Lembro também que em casa, havia uma certa solenidade quando comíamos frango em almoços dominicais. Isto porque, antigamente a parte considerada mais nobre da ave, era seu uropígio (popularmente conhecido como “sobrepum”) e deveria ser dado à maior autoridade presente à mesa. Ainda hoje, este pedaço é sempre destinado à minha mãe. A ponto de filhos e netos procurarem por ele e deixarem guardado a quem lhe pertence por “direito”.

Câmara Cascudo no “História da Alimentação Brasileira” relata alguns destes folclores em sua obra. Vejamos:

– Colher que cai no chão é sinal de que tem visita chegando.

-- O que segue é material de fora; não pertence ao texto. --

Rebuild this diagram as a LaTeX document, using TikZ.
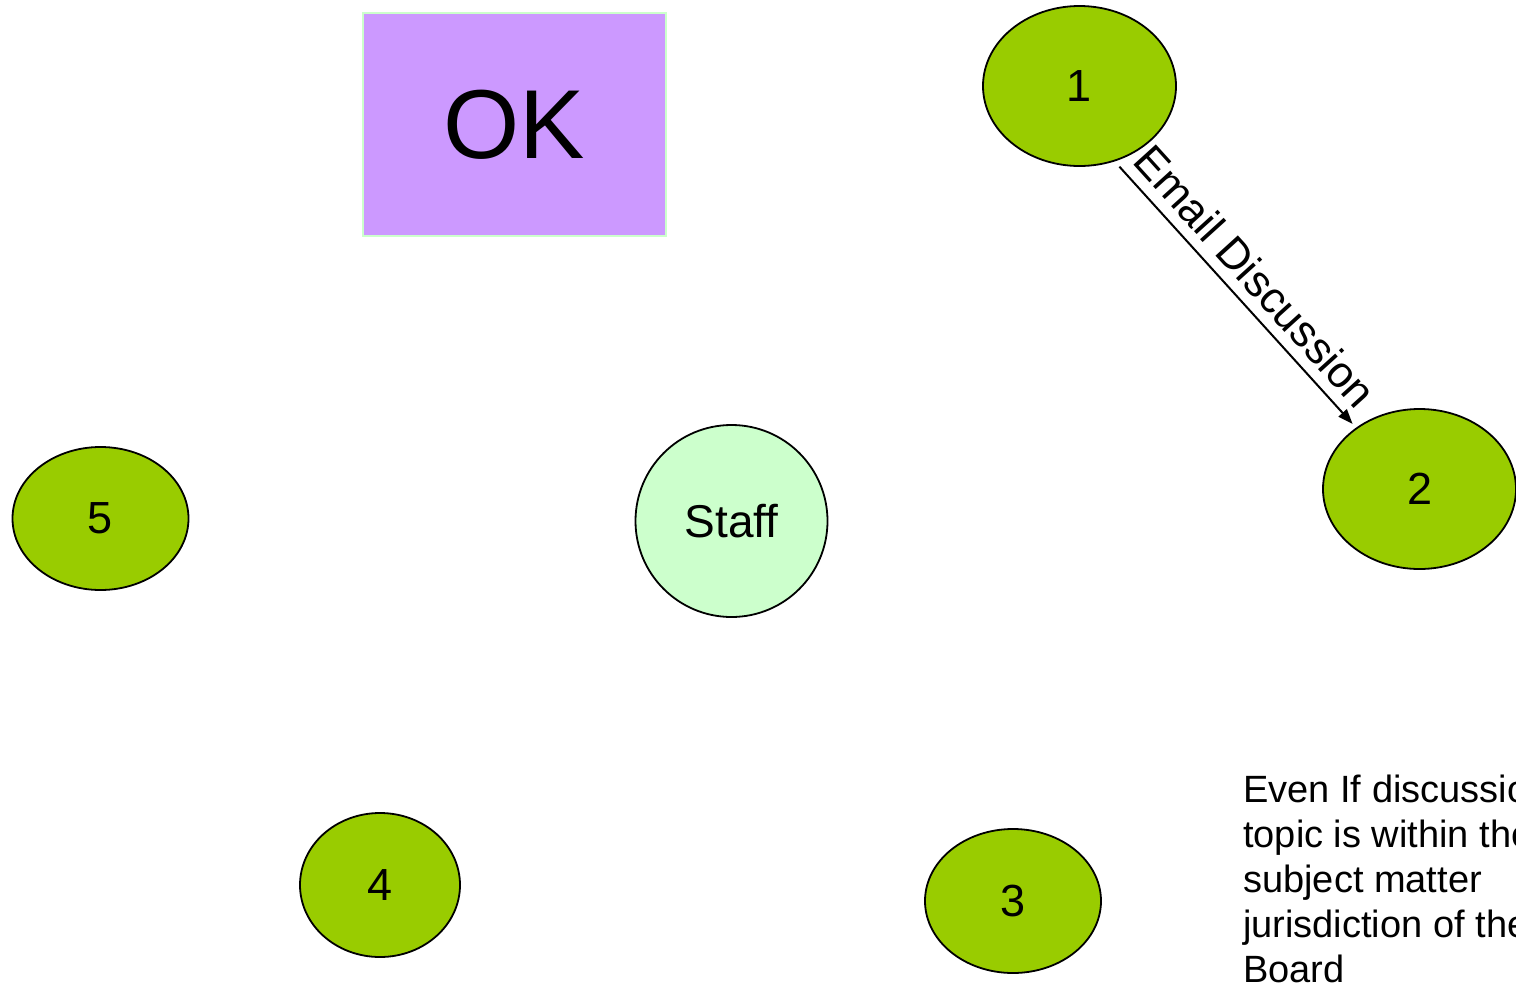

E se a colher cair para cima, a visita é de uma mulher;

– Quem senta na cabeceira da mesa, paga a conta;

– Beber algo no copo de outra pessoas, possibilita descobrir os segredos dela;

– Jamais se deve fazer uma refeição com 13 pessoas à mesa, porque se não, o anfitrião morre (esta “regra” possui ao menos uma justificativa histórica: ela remete à Última Santa Ceia, em que Jesus recebeu 12 apóstolos e depois, traído por Judas, foi crucificado);

– Comer despido (ao menos sem camisa) ou falar palavrão enquanto come, ofende o Anjo da Guarda;

– A cozinheira que resmunga ou bate na panela enquanto cozinha, está provocando o Diabo;

– Nunca pedir para comer o último bocado da comida de alguém, porque isso dá azar. Tanto em alguns lugares, o último pedaço é chamado de morte (‘Posso comer esta morte aqui?”)

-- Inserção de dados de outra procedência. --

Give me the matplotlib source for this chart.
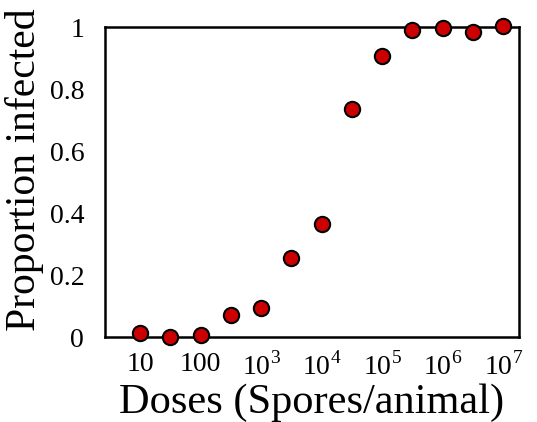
import numpy as np
import matplotlib.pyplot as plt

# Dose series: half-decade steps from 10 to 1e7 spores/animal
dose_exponents = [1, 1.5, 2, 2.5, 3, 3.5, 4, 4.5, 5, 5.5, 6, 6.5, 7]
proportion_infected = [0.014, 0.0, 0.005, 0.07, 0.093, 0.255, 0.365,
                       0.737, 0.908, 0.99, 0.997, 0.985, 1.003]
x_tick_exponents = [1, 2, 3, 4, 5, 6, 7]
x_tick_labels = ['10', '100', '10$^{3}$', '10$^{4}$', '10$^{5}$', '10$^{6}$', '10$^{7}$']
y_ticks = [0, 0.2, 0.4, 0.6, 0.8, 1]
y_tick_labels = ['0', '0.2', '0.4', '0.6', '0.8', '1']

plt.rcParams['font.family'] = 'Liberation Serif'
plt.rcParams['mathtext.fontset'] = 'custom'
plt.rcParams['mathtext.rm'] = 'Liberation Serif'

doses = 10.0 ** np.array(dose_exponents)

fig = plt.figure(figsize=(5.37, 4.22), dpi=100)
ax = fig.add_axes([0.1955, 0.2014, 0.771, 0.7346])

ax.plot(doses, proportion_infected, 'o', color='#cc0000', markeredgecolor='black',
        markeredgewidth=1.5, markersize=11, clip_on=False, zorder=3)

ax.set_xscale('log')
ax.set_xlim(10 ** 0.42, 10 ** 7.26)
ax.set_ylim(0, 1)
ax.set_xticks(10.0 ** np.array(x_tick_exponents))
ax.set_xticklabels(x_tick_labels)
ax.minorticks_off()
ax.set_yticks(y_ticks)
ax.set_yticklabels(y_tick_labels)
ax.tick_params(length=0, labelsize=20)
ax.tick_params(axis='x', pad=11)
ax.tick_params(axis='y', pad=15)

for s in ax.spines.values():
    s.set_linewidth(1.8)

ax.set_xlabel('Doses (Spores/animal)', fontsize=30.5)
ax.set_ylabel('Proportion infected', fontsize=30)
ax.xaxis.set_label_coords(0.5, -0.15)
ax.yaxis.set_label_coords(-0.148, 0.539)

fig.savefig('out.png', dpi=100)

– Ao beber algo, geralmente se joga um pouco de bebida ao chão, para repartir com o santo.

Temos tantos outros exemplo, que seria impossível relatá-los todos. Cabe reafirmar, entretanto, a força destes tradições mesmo em pleno século XXI. Ao fazer uma refeição num restaurante internacional estrelado, com serviço impecável, observe que o garçom sempre irá servi-lo com a mão direita e retirará seu prato com a mão esquerda. Isto porque, no entendimento da cultura popular do passado, a mão destra é sempre portadora de bênçãos, enquanto que a mão sinistra, era cheia de maldições.

Vivemos, portanto, baseados em tradições, cujas origens se perdem no tempo. Resgatar esta genealogia, nos faz cada vez mais próximos das culturas que nos constituíram como sociedade e além disso, nos dão uma lição importante: a de que devemos respeitar nosso conjunto de tradições, mas também a de entender que a cultura é filha do seu tempo e do seu espaço e se faz e refaz. Ela nunca é uma só, nem posse de alguém e não pode ser analisada como certa ou errada. Ela é a expressão de um povo e assim deve ser tratada.